In Italy, however, it has created major stink. Not simply because it undermines the prestige of such a venerable institution, but because it exposes worrying problems with the country's banking machinery. This, experts said, should be of concern to Europe and the rest of the world.

"For the Italian market it has come as a big shock," said Professor Marco Airaudo, an expert in Italian economics at Drexel University's LeBow College of Business. "What it has shown is that there is something behind the curtain, it's political and it shows that the way things are done is problematic."

Airaudo said Italy's banking sector is beleaguered by a structure that places control of financial institutions in the hands of so-called banking foundations, which are themselves often in thrall to political parties, local government interests and religious bodies.

Hobbled by a lack of full shareholder accountability and leveraged to the hilt, mainly by investments in Eastern Europe, Italy's banks struggle to compete, particularly on the international market, he added.

Luigi Guiso, an Italian economist with the Einaudi Institute for Monetary, Banking and Financial Studies in Rome, said the MPS case has raised the pressing need to shield banks from political influence, particularly given the uncertainties raised by the upcoming vote.

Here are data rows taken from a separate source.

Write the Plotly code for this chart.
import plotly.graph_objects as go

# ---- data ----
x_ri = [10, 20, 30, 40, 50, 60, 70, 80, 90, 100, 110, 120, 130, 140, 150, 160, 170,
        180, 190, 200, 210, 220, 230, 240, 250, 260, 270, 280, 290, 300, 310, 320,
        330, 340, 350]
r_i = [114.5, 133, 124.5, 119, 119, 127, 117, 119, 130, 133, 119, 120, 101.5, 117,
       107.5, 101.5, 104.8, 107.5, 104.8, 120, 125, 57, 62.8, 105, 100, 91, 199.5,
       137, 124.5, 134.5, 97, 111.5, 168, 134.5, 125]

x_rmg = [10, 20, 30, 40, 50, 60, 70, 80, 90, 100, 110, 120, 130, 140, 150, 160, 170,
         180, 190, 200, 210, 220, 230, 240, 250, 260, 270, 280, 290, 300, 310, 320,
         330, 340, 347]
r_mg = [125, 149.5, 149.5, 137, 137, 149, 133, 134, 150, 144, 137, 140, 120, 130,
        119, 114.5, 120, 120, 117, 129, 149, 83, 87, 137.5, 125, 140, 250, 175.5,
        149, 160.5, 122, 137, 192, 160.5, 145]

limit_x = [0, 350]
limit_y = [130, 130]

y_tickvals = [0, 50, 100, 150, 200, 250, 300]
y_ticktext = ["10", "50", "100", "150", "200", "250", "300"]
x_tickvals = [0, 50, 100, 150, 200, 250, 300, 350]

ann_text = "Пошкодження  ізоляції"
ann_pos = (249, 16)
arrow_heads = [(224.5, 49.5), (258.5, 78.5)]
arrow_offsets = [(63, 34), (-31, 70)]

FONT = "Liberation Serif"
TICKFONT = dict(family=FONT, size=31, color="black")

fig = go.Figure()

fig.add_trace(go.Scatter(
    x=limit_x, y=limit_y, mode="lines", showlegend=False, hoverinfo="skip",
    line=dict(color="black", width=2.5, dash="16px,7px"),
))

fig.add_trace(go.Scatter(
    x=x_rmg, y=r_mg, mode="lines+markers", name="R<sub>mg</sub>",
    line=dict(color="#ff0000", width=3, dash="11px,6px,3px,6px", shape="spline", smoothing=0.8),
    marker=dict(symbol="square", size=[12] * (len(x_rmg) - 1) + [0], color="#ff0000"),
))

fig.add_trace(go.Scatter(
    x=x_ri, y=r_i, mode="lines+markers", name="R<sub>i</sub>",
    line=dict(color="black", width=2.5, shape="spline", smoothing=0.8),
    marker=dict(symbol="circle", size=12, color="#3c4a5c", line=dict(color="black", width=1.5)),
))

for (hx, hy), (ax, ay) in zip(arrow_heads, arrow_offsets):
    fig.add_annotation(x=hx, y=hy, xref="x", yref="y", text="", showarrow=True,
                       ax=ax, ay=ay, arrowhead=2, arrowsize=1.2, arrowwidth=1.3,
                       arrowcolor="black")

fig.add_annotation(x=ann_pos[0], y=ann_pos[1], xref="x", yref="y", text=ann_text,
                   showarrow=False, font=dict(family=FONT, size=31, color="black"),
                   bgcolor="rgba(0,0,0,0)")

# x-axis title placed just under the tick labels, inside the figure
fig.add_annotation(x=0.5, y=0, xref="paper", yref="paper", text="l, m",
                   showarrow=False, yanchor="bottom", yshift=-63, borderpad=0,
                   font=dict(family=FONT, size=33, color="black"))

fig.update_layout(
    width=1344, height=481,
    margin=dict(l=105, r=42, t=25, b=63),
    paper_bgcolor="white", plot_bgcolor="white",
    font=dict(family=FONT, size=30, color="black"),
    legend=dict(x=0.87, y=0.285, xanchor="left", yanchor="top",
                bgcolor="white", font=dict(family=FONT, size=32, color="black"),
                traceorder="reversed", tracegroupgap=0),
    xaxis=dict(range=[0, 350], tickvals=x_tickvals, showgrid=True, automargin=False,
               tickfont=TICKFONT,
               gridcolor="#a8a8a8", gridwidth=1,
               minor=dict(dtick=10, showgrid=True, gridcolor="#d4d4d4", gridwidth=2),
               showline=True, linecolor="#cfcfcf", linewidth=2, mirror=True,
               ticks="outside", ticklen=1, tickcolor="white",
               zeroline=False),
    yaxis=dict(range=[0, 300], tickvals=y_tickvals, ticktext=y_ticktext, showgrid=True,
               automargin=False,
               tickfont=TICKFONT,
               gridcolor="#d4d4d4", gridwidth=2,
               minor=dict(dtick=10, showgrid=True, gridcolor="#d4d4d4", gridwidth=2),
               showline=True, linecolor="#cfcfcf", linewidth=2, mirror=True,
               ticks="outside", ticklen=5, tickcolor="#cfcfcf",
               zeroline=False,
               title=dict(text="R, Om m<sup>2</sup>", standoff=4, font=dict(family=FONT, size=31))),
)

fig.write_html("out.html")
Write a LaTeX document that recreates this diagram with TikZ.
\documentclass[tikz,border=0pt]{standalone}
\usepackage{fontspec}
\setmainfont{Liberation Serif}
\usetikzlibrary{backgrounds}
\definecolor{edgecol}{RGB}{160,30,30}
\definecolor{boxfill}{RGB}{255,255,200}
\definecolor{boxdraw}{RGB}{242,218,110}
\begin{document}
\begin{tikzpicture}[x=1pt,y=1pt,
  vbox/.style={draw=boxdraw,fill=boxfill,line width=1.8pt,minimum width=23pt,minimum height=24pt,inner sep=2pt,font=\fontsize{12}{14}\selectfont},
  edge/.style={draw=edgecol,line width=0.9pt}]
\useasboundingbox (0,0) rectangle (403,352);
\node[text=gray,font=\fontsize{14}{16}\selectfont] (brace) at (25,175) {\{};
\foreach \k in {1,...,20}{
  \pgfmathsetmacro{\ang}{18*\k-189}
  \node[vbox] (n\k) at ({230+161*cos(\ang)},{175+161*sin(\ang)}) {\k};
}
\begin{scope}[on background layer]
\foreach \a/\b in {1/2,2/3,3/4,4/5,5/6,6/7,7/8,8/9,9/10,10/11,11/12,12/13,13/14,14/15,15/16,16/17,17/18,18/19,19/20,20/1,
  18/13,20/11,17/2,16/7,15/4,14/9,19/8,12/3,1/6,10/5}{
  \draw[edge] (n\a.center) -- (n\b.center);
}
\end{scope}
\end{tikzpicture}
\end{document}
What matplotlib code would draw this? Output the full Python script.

"The current ownership structure and the presence of these foundations in the capital of the most important banks in Italy is dysfunctional, mostly because they are a channel for politics," he said.

Airaudo agreed, arguing that the $5.3 billion bailout should not be used to suppress what was essentially a signal warning of the country's broader banking problems.

"This wasn't down to bad luck, or the economic crisis — there was a serious issue about mismanagement," he said. "This brings up issues that need to be solved because these might happen again."

But while Italy's banking closet may yet contain more skeletons, Guiso is confident that MPS is over the worst. "It will continue to be the oldest bank in the world for the future," he said.

It’s a sentiment that reassuringly echoes the words of Alessandro Profumo, who took over as the bank's president in 2012. Last year, before the latest problems arose, he confidently predicted: "The bank has lasted for 540 years and wants to be around for another 540."